As I mentioned at the beginning of the review, Jet Set Radio also had its problems, the biggest of which was a very difficult control scheme (a result of the Dreamcast only having an analogue stick, which made camera handling difficult). It was at times downright provocatively tricky to make even simple jumps and made the game unnecessarily frustrating, which probably helped to hold it back. Thankfully, Bomb Rush Cyberfunk is significantly better in this area. It's much easier to control your character and easier to make cool moves, so in short, this offers better gameplay than the original.
I mentioned earlier the graphics, which are almost identical in design to Jet Set Radio right down to the slightly square characters, which is part of the style but also proof that the original is 23 years old. The animations are also excellent and the visual design and attitude here is something I really love. If you were a fan of Jet Set Radio, you will definitely like the Bomb Rush Cyberfunk look.
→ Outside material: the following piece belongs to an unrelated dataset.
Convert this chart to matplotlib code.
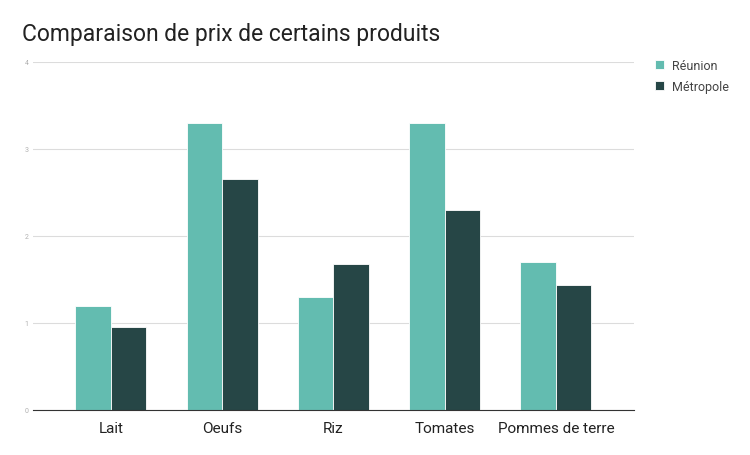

Now for one of the best details. The soundtrack is created by Hideki Naganuma, none other than the man behind the Jet Set Radio music. Again, there's hip-hop, breakbeat, techno, electro-funk, pop and tracks that blend several of these styles. They all have that distinctive and slightly insistent Jet Set Radio sound, and it's one of the best soundtracks in a long time and is a big part of the game - just as it was in Jet Set Radio. Think about how long it's been since you stood still in a game on every other track just to hear the music. That's how it is here.
Bomb Rush Cyberfunk was created by people who obviously have the same love for Smitebit's quirky classics as I do. It's a huge homage to Jet Set Radio and Jet Set Radio Future, and if you liked those two games, Bomb Rush Cyberfunk is a must-have. And if you liked the Jet Set Radio concept but couldn't quite stand its gameplay - then I still think this is for you. Even if you haven't had the chance to try the original, you should immediately check this out for an indirect and entertaining history lesson on one of the weirdest and funniest games from Japan I've ever played.
8 / 10
Great soundtrack, gorgeous design, intuitive game controls, gameplay variety, fun graffiti layout, nice Jet Set Radio homage.